Studying abroad in Australia was an experience that allowed me to truly ground myself in who I am and where I am going. I know that is a vague statement, and perhaps it is impossible to convey what this means. But, when I finally got back to my house in Appleton in late November, I will always remember that moment of pure clarity I had when I walked outside, breathed in the crisp, fresh, Wisconsin autumn air, and suddenly had the oddest sensation of total inner peace wash over me. I had done it. I had gone to Australia, accomplished heaps of amazing things, and made it home safely, still in one picce. Now I feel confident that I am prepared to tackle whatever challenge will ever come my way again and know that I am stronger because of this amazing program I got to participate in.

It's definitely odd thinking that all of my Australian friends started their new school year on Monday of this week.

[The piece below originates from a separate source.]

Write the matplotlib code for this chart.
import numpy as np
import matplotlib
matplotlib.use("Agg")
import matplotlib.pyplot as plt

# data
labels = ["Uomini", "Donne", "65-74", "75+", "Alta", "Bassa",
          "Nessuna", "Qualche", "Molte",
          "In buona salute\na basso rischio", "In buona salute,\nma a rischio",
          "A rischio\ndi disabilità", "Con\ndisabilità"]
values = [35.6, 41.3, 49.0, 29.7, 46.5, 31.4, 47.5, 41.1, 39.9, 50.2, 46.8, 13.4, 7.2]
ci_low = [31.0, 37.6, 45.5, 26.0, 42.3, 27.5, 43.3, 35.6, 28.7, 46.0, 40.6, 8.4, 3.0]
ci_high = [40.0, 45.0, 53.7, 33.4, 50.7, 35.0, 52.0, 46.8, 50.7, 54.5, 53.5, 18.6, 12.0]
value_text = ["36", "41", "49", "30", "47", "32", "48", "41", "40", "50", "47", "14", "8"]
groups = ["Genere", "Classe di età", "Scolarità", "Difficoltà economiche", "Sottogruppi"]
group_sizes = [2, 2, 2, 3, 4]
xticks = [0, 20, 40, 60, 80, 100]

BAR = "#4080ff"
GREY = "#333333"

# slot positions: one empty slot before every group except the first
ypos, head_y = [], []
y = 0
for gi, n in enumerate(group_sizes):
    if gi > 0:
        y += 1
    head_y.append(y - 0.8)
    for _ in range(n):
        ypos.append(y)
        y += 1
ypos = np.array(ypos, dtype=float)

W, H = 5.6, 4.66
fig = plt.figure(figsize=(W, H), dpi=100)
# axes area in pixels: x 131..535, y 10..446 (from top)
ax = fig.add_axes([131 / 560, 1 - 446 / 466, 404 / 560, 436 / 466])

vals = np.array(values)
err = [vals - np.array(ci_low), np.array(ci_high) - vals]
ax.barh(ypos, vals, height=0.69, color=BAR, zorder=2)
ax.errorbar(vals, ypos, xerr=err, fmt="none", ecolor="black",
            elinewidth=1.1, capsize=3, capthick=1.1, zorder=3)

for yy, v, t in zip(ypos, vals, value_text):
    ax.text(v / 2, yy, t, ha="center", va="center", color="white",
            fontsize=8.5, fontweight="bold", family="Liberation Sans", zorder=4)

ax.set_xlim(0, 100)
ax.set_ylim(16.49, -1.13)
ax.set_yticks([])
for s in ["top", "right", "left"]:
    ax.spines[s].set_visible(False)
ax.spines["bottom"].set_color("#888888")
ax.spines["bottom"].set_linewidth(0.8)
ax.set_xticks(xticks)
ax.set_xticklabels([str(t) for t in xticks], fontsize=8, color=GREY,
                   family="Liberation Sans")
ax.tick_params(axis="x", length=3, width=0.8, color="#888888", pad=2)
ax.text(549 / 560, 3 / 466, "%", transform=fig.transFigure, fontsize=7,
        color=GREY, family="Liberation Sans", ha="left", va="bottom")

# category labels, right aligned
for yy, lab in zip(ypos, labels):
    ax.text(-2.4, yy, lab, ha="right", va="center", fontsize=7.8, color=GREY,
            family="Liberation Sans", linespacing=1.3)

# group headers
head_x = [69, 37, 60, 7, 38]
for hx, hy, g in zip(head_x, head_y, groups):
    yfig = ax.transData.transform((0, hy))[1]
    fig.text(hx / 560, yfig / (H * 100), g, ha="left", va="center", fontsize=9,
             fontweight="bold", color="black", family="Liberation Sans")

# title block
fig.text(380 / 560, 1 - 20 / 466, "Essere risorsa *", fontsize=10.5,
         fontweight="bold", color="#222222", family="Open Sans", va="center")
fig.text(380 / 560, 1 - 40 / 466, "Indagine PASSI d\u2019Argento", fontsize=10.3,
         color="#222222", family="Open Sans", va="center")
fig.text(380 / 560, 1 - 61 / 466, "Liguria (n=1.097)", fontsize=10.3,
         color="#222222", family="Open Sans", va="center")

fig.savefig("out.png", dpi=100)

It's weird that life has gone on and the cycle has continued. I'm not there anymore, yet I'm comforted knowing that Australia will always still be a part of me. It is a part of me when I walk across the frozen Valpo campus and flashback to hanging out at the beach. It is a part of me when I accidentally use Australian lingo and people look at me funny. It is a part of me when I randomly remember the fun fact that Tasmanian sheep outnumber the human population 5 to 1 or that I scuba-dived in the Great Barrier Reef and saw a real turtle (Can you believe that actually happened!?)

I am so grateful that I gave myself this opportunity to study abroad and learn about myself and a new culture in the process. It is so rewarding to say that experiencing this crazy, wonderful, Aussie part of the world is now part of my life story forever. Australia changed me in ways I would never have predicted, and I can't wait to see what the next adventure has in store. The world is a big place and it better watch out- I've only just begun my journey.

Thank you, Australia, for everything you've given me. I hope one day we will meet again!